The restriction to bounded sequences in the Banach space ultraproduct is connected to the fact that in the definition of a metric structure, each sort carries the structure of a bounded metric space. One way to view a Banach space as a metric structure is to have a sort $B_n$ for each unit ball of radius $n$, together with the inclusion maps $B_n\to B_m$ when $n<m$. Then in the ultraproduct construction, we only ever consider sequences from a fixed sort.

Every structure in the sense of ordinary model theory is a metric structure with the discrete metric, so indeed these two notions of ultraproduct are instances of the same construction.

Answer 2

As a logician, I take the model-theoretic notion of ultraproduct as the primary one, so the following formal connection describes how to get the Banach-space ultraproduct from the model-theoretic one.
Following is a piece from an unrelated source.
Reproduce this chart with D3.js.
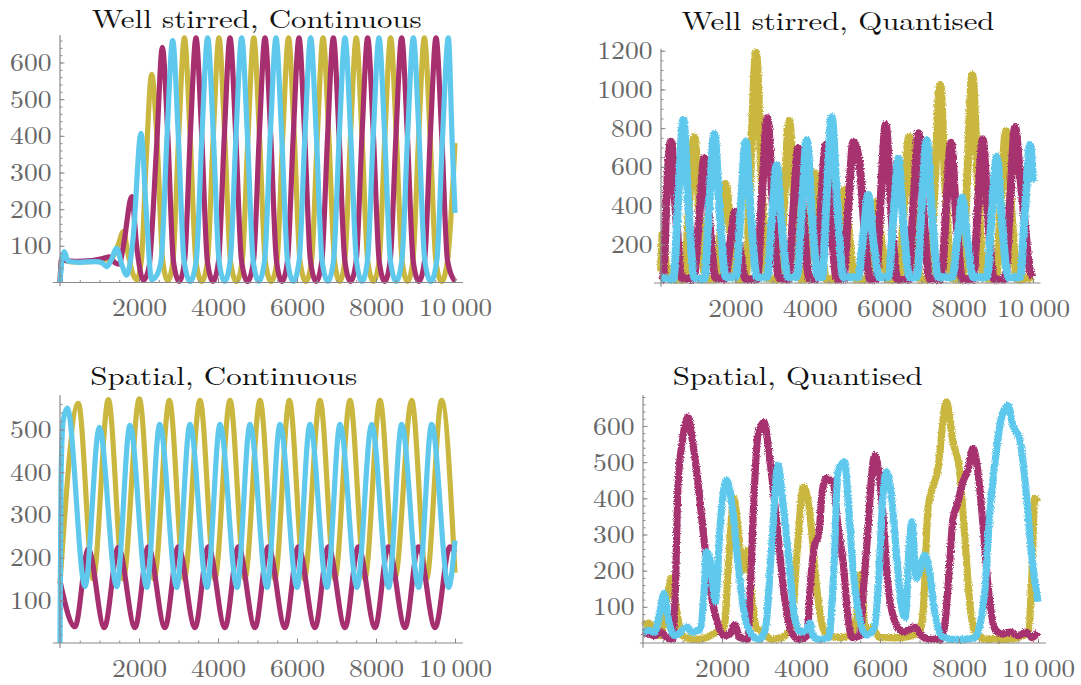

Begin with any normed linear space $V$ in the nonstandard universe, for example an ultraproduct of standard Banach spaces. (Here both "linear" and "normed" refer to scalars that are nonstandard real numbers.) The vectors whose norm is finite (i.e., majorized by a standard natural number) form a vector subspace $A$ over the standard real field, but the norms of its vectors are still in the nonstandard real field. The vectors whose norm is infinitesimal (i.e., smaller than every positive standard rational number) form a (real) vector subspace $B$ of $A$. The quotient $Q=A/B$ is another (real) vector space. The nonstandard-real-valued norm is not well-defined on $Q$; vectors in $A$ that differ by an element of $B$ can have different norms in $A$, but they differ only infinitesimally. So we can define a real-valued norm on $Q$ as the standard part of the nonstandard norm of (any representative) in $A$. In this way, $Q$ becomes a real normed vector space.
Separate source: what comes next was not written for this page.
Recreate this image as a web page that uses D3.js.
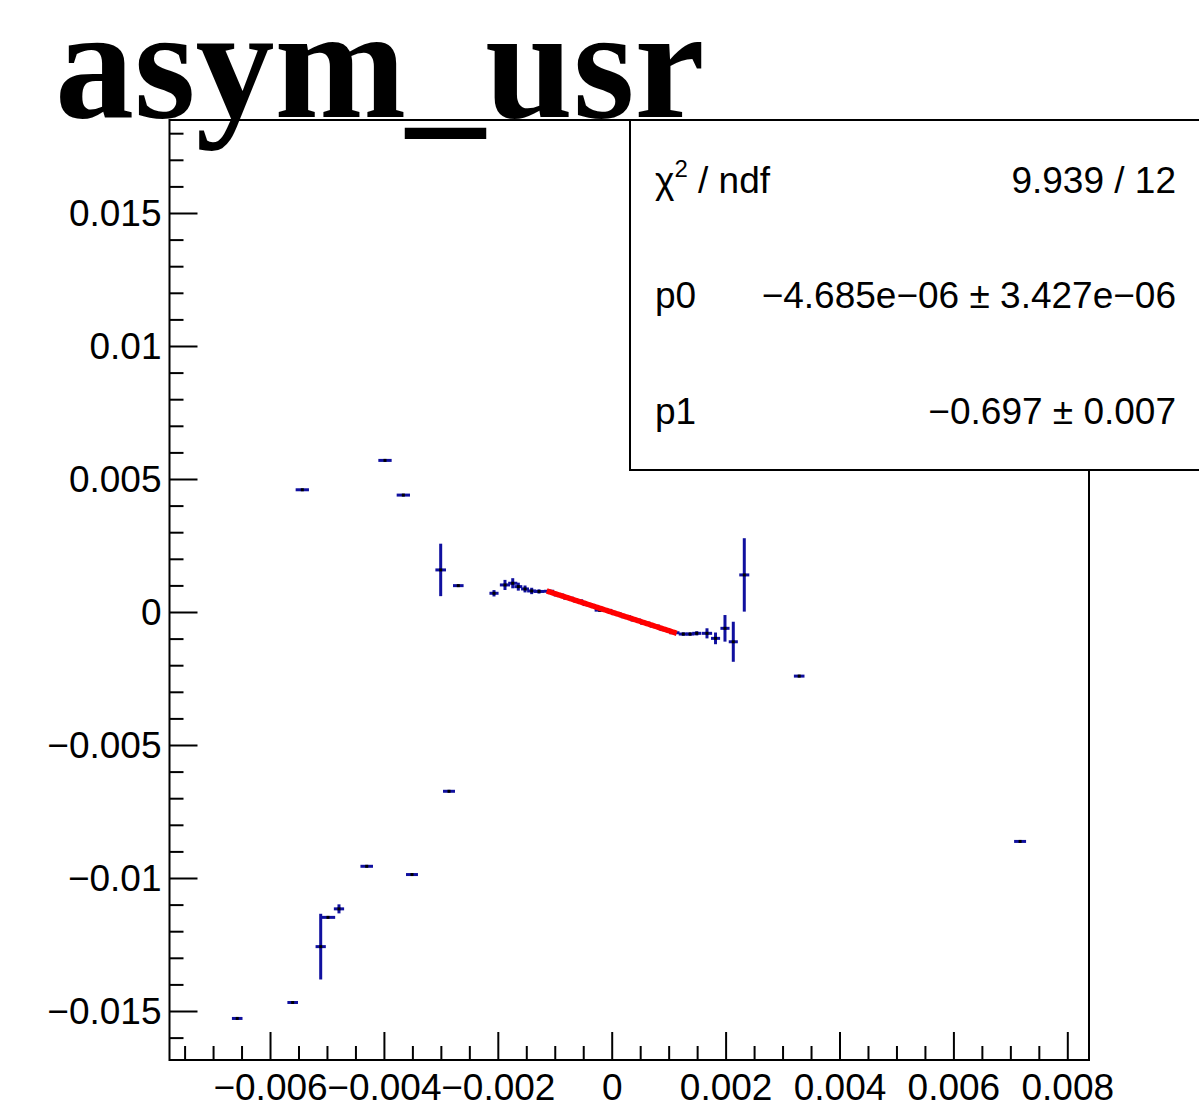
<!DOCTYPE html>
<html><head><meta charset="utf-8">
<script src="https://cdn.jsdelivr.net/npm/d3@7"></script>
<style>
html,body{margin:0;padding:0;background:#fff;}
svg{display:block;}
</style></head>
<body>
<svg id="c" width="1199" height="1116"></svg>
<script>
// ---- data ----
const titleText = "asym_usr";
const xMajorTicks = [-0.006, -0.004, -0.002, 0, 0.002, 0.004, 0.006, 0.008];
const yMajorTicks = [-0.015, -0.01, -0.005, 0, 0.005, 0.01, 0.015];
const xTickLabels = ["\u22120.006", "\u22120.004", "\u22120.002", "0", "0.002", "0.004", "0.006", "0.008"];
const yTickLabels = ["\u22120.015", "\u22120.01", "\u22120.005", "0", "0.005", "0.01", "0.015"];
const xDomain = [-0.007765, 0.008381];
const yDomain = [-0.016842, 0.018496];

// points: x, y, x error (half width), y error
const ptX = [-0.006576, -0.005602, -0.005110, -0.004982, -0.004789, -0.004302, -0.003507, -0.002857,
             -0.005433, -0.003981, -0.003659, -0.003003, -0.002694,
             -0.002067, -0.001874, -0.001738, -0.001640, -0.001522, -0.001405, -0.001277,
             -0.00110, -0.00093, -0.00076, -0.00059, -0.00042, -0.00021, -0.00008, 0.00008, 0.00025, 0.00042, 0.00059, 0.00076, 0.00093, 0.00110,
             0.001257, 0.001375, 0.001493, 0.001673, 0.001823, 0.001989, 0.002135, 0.002328,
             0.003292, 0.007171];
const ptY = [-0.01528, -0.01468, -0.01258, -0.01148, -0.01116, -0.00956, -0.00987, -0.00674,
             0.004595, 0.005699, 0.004395, 0.001582, 0.000991,
             0.000704, 0.001017, 0.001081, 0.000953, 0.000866, 0.000791, 0.000772,
             0.00078, 0.00064, 0.00052, 0.00042, 0.00028, 0.00007, 0.00006, -0.00006, -0.00018, -0.00030, -0.00042, -0.00053, -0.00066, -0.00078,
             -0.000829, -0.000829, -0.000802, -0.000802, -0.000991, -0.000614, -0.001119, 0.001394,
             -0.00241, -0.008625];
const ptXErr = [0.000093, 0.000093, 0.00009, 0.000126, 0.00009, 0.00011, 0.000105, 0.000105,
                0.000117, 0.000117, 0.000117, 0.000093, 0.000093,
                0.00008, 0.00009, 0.00008, 0.00007, 0.00007, 0.00008, 0.00009,
                0.00009, 0.00009, 0.00009, 0.00009, 0.00009, 0.00009, 0.00009, 0.00009, 0.00009, 0.00009, 0.00009, 0.00009, 0.00009, 0.00009,
                0.00008, 0.00008, 0.00008, 0.00009, 0.00008, 0.00008, 0.00008, 0.000088,
                0.000093, 0.000105];
const ptYErr = [0, 0, 0.001235, 0, 0.00017, 0, 0, 0,
                0, 0, 0, 0.000986, 0,
                0.00012, 0.00019, 0.00019, 0.00015, 0.00013, 0.00012, 0.00008,
                0.00006, 0.00006, 0.00006, 0.00006, 0.00006, 0.00006, 0.00006, 0.00006, 0.00006, 0.00006, 0.00006, 0.00006, 0.00006, 0.00006,
                0.00006, 0.00006, 0.00008, 0.00019, 0.00022, 0.0005, 0.000753, 0.00138,
                0, 0];

// fit
const fitRange = [-0.001141, 0.001141];
const fitP0 = -4.685e-06;
const fitP1 = -0.697;

const statNames = ["\u03c7\u00b2 / ndf", "p0", "p1"];
const statValues = ["9.939 / 12", "\u22124.685e\u221206 \u00b1 3.427e\u221206", "\u22120.697 \u00b1 0.007"];

// ---- drawing ----
const svg = d3.select("#c");
const L = 169.5, R = 1089, T = 120, B = 1060;
const x = d3.scaleLinear().domain(xDomain).range([L, R]);
const y = d3.scaleLinear().domain(yDomain).range([B, T]);
const font = "'Liberation Sans', Arial, Helvetica, sans-serif";
const blue = "#10109f";

// frame
svg.append("rect").attr("x", L).attr("y", T).attr("width", R - L).attr("height", B - T)
  .attr("fill", "none").attr("stroke", "#000").attr("stroke-width", 2);

// minor ticks
const xMinor = d3.range(-0.0075, 0.00841, 0.0005).filter(v => !xMajorTicks.some(m => Math.abs(m - v) < 1e-9));
const yMinor = d3.range(-0.016, 0.01851, 0.001).filter(v => !yMajorTicks.some(m => Math.abs(m - v) < 1e-9));

const xAxis = svg.append("g").attr("transform", `translate(0,${B})`)
  .call(d3.axisBottom(x).tickValues(xMajorTicks).tickSize(-28).tickPadding(14)
        .tickFormat((d, i) => xTickLabels[i]));
const xAxisMinor = svg.append("g").attr("transform", `translate(0,${B})`)
  .call(d3.axisBottom(x).tickValues(xMinor).tickSize(-14).tickFormat(""));
const yAxis = svg.append("g").attr("transform", `translate(${L},0)`)
  .call(d3.axisLeft(y).tickValues(yMajorTicks).tickSize(-28).tickPadding(8)
        .tickFormat((d, i) => yTickLabels[i]));
const yAxisMinor = svg.append("g").attr("transform", `translate(${L},0)`)
  .call(d3.axisLeft(y).tickValues(yMinor).tickSize(-14).tickFormat(""));

[xAxis, xAxisMinor, yAxis, yAxisMinor].forEach(g => {
  g.select(".domain").remove();
  g.selectAll("line").attr("stroke", "#000").attr("stroke-width", 2);
  g.selectAll("text").attr("font-family", font).attr("font-size", 37).attr("fill", "#000");
});
yAxis.selectAll("text").attr("dy", "0.35em");

// data points with error bars
const pts = ptX.map((v, i) => ({x: v, y: ptY[i], ex: ptXErr[i], ey: ptYErr[i]}));
const gp = svg.append("g");
pts.forEach(p => {
  gp.append("line").attr("x1", x(p.x - p.ex)).attr("x2", x(p.x + p.ex))
    .attr("y1", y(p.y)).attr("y2", y(p.y)).attr("stroke", blue).attr("stroke-width", 3);
  if (p.ey > 0) {
    gp.append("line").attr("x1", x(p.x)).attr("x2", x(p.x))
      .attr("y1", y(p.y - p.ey)).attr("y2", y(p.y + p.ey)).attr("stroke", blue).attr("stroke-width", 3);
  }
  gp.append("rect").attr("x", x(p.x) - 1.5).attr("y", y(p.y) - 1.5).attr("width", 3).attr("height", 3).attr("fill", "#000");
});

// fit line
const fitPts = d3.range(0, 101).map(i => {
  const xv = fitRange[0] + (fitRange[1] - fitRange[0]) * i / 100;
  return [xv, fitP0 + fitP1 * xv];
});
svg.append("path").datum(fitPts)
  .attr("d", d3.line().x(d => x(d[0])).y(d => y(d[1])))
  .attr("fill", "none").attr("stroke", "#ff0000").attr("stroke-width", 5.5);

// stats box
svg.append("rect").attr("x", 630).attr("y", 120).attr("width", 600).attr("height", 350)
  .attr("fill", "#fff").attr("stroke", "#000").attr("stroke-width", 2);
const rowY = [193, 308, 424];
statNames.forEach((s, i) => {
  const t = svg.append("text").attr("x", 655).attr("y", rowY[i])
    .attr("font-family", font).attr("font-size", 37).attr("fill", "#000");
  if (i === 0) {
    t.append("tspan").text("\u03c7");
    t.append("tspan").text("2").attr("font-size", 24).attr("dy", -16);
    t.append("tspan").text(" / ndf").attr("dy", 16);
  } else {
    t.text(s);
  }
  svg.append("text").attr("x", 1176).attr("y", rowY[i]).attr("text-anchor", "end")
    .attr("font-family", font).attr("font-size", 37).attr("fill", "#000").text(statValues[i]);
});

// title
svg.append("text").attr("x", 55).attr("y", 117)
  .attr("font-family", "'Liberation Serif', 'Times New Roman', serif")
  .attr("font-weight", "bold").attr("font-size", 158).attr("fill", "#000").text(titleText);
</script>
</body></html>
If $V$ was obtained as the model-theoretic ultraproduct of some Banach spaces, then $Q$ is the Banach space ultraproduct of those spaces. But the construction of $Q$ from $V$ makes sense more generally, starting with any normed vector space in any nonstandard universe.

In fact, it's more general yet. For example, $V$ could be a nonstandard vector space over only the nonstandard rationals, allowing the norm to have nonstandard real values. Then $Q$ will still be a normed vector space over the reals. As an extremely special case, we could take $V$ to be just the nonstandard rationals; the "finite mod infinitesimal" construction above would then produce the standard reals.
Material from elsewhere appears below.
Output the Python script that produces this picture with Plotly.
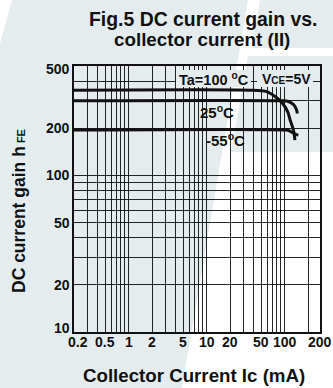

Incidentally, notice that the choice of $A$ and $B$ in the construction of $Q$ is just what is needed in order to define a real-valued norm on the quotient $Q=A/B$. The choice of $A$ makes the norms finite; the choice of $B$ makes the ambiguity in the norms of cosets infinitesimal; and so the standard-part gives a well-defined, real-valued norm.

Answer 3

The "Banach space ultraproduct" is also referred to as the nonstandard hull, precisely in order to distinguish it from the model theoretic ultraproduct (which I shall simply call "ultraproduct" here).

The two spaces are loosely related by the short exact sequences $\require{AMScd}$ \begin{CD} @. @. 0\\ @. @. @VVV\\ 0 @>>> o({\mathbb R}) @>>> O({\mathbb R}) @>>{\mathrm{st}}> ({\mathbb R})^\mu @>>> 0 \\ @. @. @VVV \\ @. @. \lim_\mu {\mathbb R} \\ @. @. @VVV \\ @. @. (\lim_\mu {\mathbb R}) / O({\mathbb R}) \\ @. @. @VVV \\ @. @. 0 \end{CD} where $O({\mathbb R})$ is the space of bounded (aka limited) hyperreals, $o({\mathbb R})$ is the subspace (in fact ideal) of infinitesimal hyperreals, $\mathrm{st}$ is the standard part map, and $\lim_\mu {\mathbb R} / O({\mathbb R})$ is the quotient of the hyperreals by the bounded hyperreals (I don't know if there is a consensus name for this space; it describes a special class of cuts of the hyperreals, but does not contain all possible cuts). But as one sees from this diagram, there is no direct relation between the nonstandard hull ${\mathbb R}^\mu$ of ${\mathbb R}$ (which in this locally compact case is in fact isomorphic to ${\mathbb R}$) and the ultraproduct $\lim_\mu {\mathbb R}$. Nevertheless they can be both be viewed as "completions" of $\mathbb{R}$, and are at least analogous even if not related in any category-theoretic sense. (There may however be model-theoretic ways to relate the two.)